- **Your goal**:
Leave the pictures out and copy exactly the lines from the line containing "Rebuild this chart" to the line containing "const cx = 362, cy = 248, r = 123;", both lines included.

- **Data provided**:
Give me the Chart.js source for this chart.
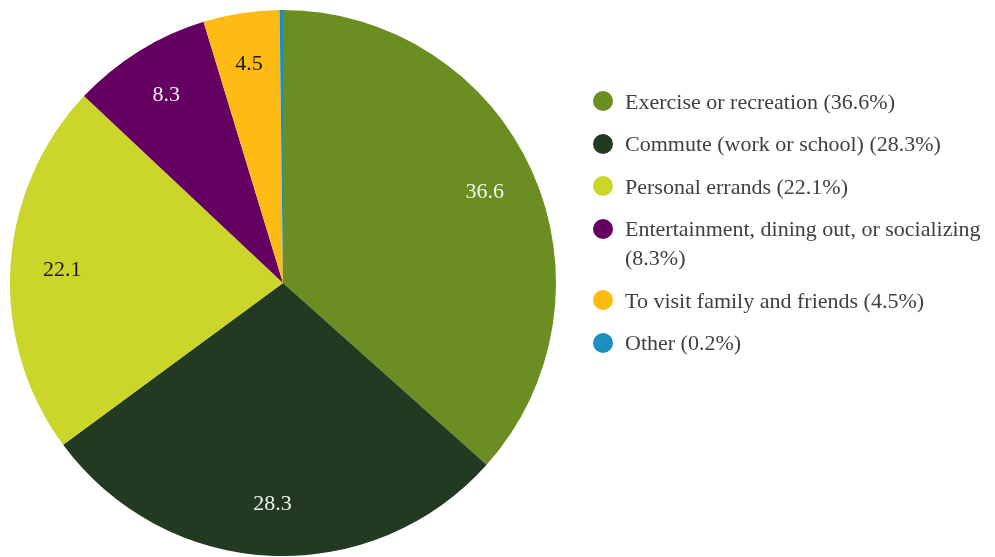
<!DOCTYPE html>
<html>
<head>
<meta charset="utf-8">
<script src="https://cdn.jsdelivr.net/npm/chart.js@4/dist/chart.umd.min.js"></script>
<style>
  html, body { margin: 0; padding: 0; background: #ffffff; }
  #wrap { position: relative; width: 995px; height: 557px; }
  #chart { position: absolute; left: 0; top: 0; }
  #legend {
    position: absolute; left: 593px; top: 86.5px; width: 402px;
    margin: 0; padding: 0; list-style: none;
    font-family: "Liberation Serif", "Times New Roman", serif;
    font-size: 22px; line-height: 29px; color: #404040;
  }
  #legend li { display: flex; align-items: flex-start; margin-bottom: 13.5px; }
  #legend .dot {
    flex: 0 0 auto; width: 20px; height: 20px; border-radius: 50%;
    margin-top: 4.5px; margin-right: 12px;
  }
  #legend .txt { flex: 1 1 auto; }
</style>
</head>
<body>
<div id="wrap">
  <canvas id="chart" width="995" height="557"></canvas>
  <ul id="legend"></ul>
</div>
<script>
// Trip purposes and their shares (%)
const categories = [
  "Exercise or recreation",
  "Commute (work or school)",
  "Personal errands",
  "Entertainment, dining out, or socializing",
  "To visit family and friends",
  "Other"
];
const shares = [36.6, 28.3, 22.1, 8.3, 4.5, 0.2];
const sliceColors = ["#6b8e23", "#213a21", "#ccd62a", "#650062", "#fdbb13", "#1b8ec2"];
const valueLabelColors = ["#f2f6ea", "#f2f4f0", "#1a1a1a", "#f4eef4", "#1a1a1a", null];

// Writes the value of each slice inside it, along the slice's middle angle
const sliceValueLabels = {
  id: "sliceValueLabels",
  afterDatasetsDraw(chart) {
    const ctx = chart.ctx;
    const meta = chart.getDatasetMeta(0);
    ctx.save();
    ctx.font = '22px "Liberation Serif", "Times New Roman", serif';
    ctx.textAlign = "center";
    ctx.textBaseline = "middle";
    meta.data.forEach((arc, i) => {
      const color = valueLabelColors[i];
      if (!color) return;
      const p = arc.getProps(["x", "y", "startAngle", "endAngle", "outerRadius"], true);
      const mid = (p.startAngle + p.endAngle) / 2;
      const r = p.outerRadius * 0.81;
      ctx.fillStyle = color;
      ctx.fillText(String(shares[i]), p.x + Math.cos(mid) * r, p.y + Math.sin(mid) * r);
    });
    ctx.restore();
  }
};

new Chart(document.getElementById("chart"), {
  type: "pie",
  data: {
    labels: categories,
    datasets: [{
      data: shares,
      backgroundColor: sliceColors,
      borderWidth: 0
    }]
  },
  options: {
    responsive: false,
    animation: false,
    layout: { padding: { left: 10, top: 10, right: 439, bottom: 1 } },
    plugins: {
      legend: { display: false },
      tooltip: { enabled: false }
    }
  },
  plugins: [sliceValueLabels]
});

// Legend listing each purpose with its share
const legend = document.getElementById("legend");
categories.forEach((name, i) => {
  const li = document.createElement("li");
  const dot = document.createElement("span");
  dot.className = "dot";
  dot.style.background = sliceColors[i];
  const txt = document.createElement("span");
  txt.className = "txt";
  txt.textContent = name + " (" + shares[i] + "%)";
  li.appendChild(dot);
  li.appendChild(txt);
  legend.appendChild(li);
});
</script>
</body>
</html>
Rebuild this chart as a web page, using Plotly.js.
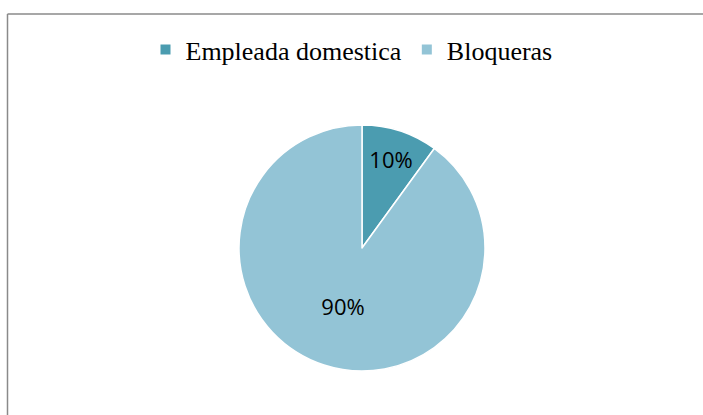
<!DOCTYPE html>
<html>
<head>
<meta charset="utf-8">
<script src="https://cdn.plot.ly/plotly-3.0.1.min.js"></script>
<style>html,body{margin:0;padding:0;background:#fff;}#chart{width:703px;height:415px;}</style>
</head>
<body>
<div id="chart"></div>
<script>
const categories = ["Empleada domestica", "Bloqueras"];
const values = [10, 90];
const colors = ["#4B9CB0", "#93C4D6"];

const W = 703, H = 415;
const cx = 362, cy = 248, r = 123;

const trace = {
  type: "pie",
  labels: categories,
  values: values,
  sort: false,
  direction: "clockwise",
  rotation: 0,
  marker: {colors: colors, line: {color: "#ffffff", width: 1.5}},
  textinfo: "percent",
  textposition: "inside",
  insidetextorientation: "horizontal",
  texttemplate: "%{percent:.0%}",
  textfont: {family: "'Open Sans', 'Liberation Sans', sans-serif", size: 22, color: "#000000"},
  hoverinfo: "label+percent",
  domain: {x: [(cx - r) / W, (cx + r) / W], y: [1 - (cy + r) / H, 1 - (cy - r) / H]}
};

const layout = {
  width: W, height: H,
  margin: {l: 0, r: 0, t: 0, b: 0},
  paper_bgcolor: "#ffffff",
  showlegend: true,
  legend: {
    orientation: "h", x: 0.5, xanchor: "center", y: 1 - 26 / H, yanchor: "top",
    font: {family: "'Liberation Serif', 'Times New Roman', serif", size: 26, color: "#000000"},
    itemsizing: "constant", traceorder: "normal"
  },
  shapes: [
    {type: "line", xref: "paper", yref: "paper", x0: 7.5 / W, x1: 7.5 / W, y0: 0, y1: 1 - 14 / H, line: {color: "#8a8a8a", width: 1.5}},
    {type: "line", xref: "paper", yref: "paper", x0: 7.5 / W, x1: 1, y0: 1 - 14 / H, y1: 1 - 14 / H, line: {color: "#8a8a8a", width: 1.5}}
  ]
};

Plotly.newPlot("chart", [trace], layout, {displayModeBar: false, staticPlot: true});
</script>
</body>
</html>
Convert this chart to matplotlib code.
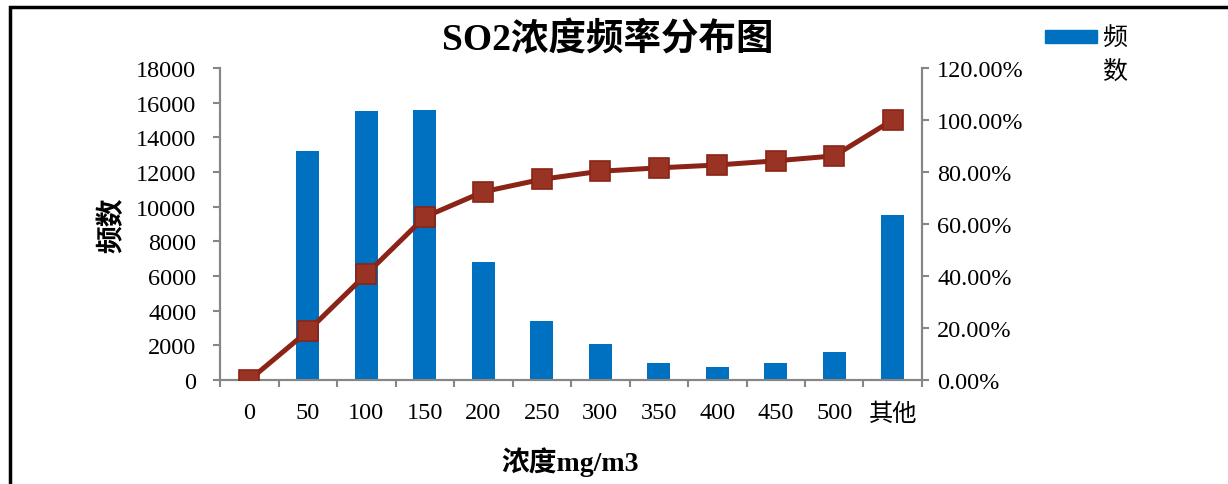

- **Expected answer**:
Rebuild this chart as a web page, using Plotly.js.
<!DOCTYPE html>
<html>
<head>
<meta charset="utf-8">
<script src="https://cdn.plot.ly/plotly-3.0.1.min.js"></script>
<style>html,body{margin:0;padding:0;background:#fff;}#chart{width:703px;height:415px;}</style>
</head>
<body>
<div id="chart"></div>
<script>
const categories = ["Empleada domestica", "Bloqueras"];
const values = [10, 90];
const colors = ["#4B9CB0", "#93C4D6"];

const W = 703, H = 415;
const cx = 362, cy = 248, r = 123;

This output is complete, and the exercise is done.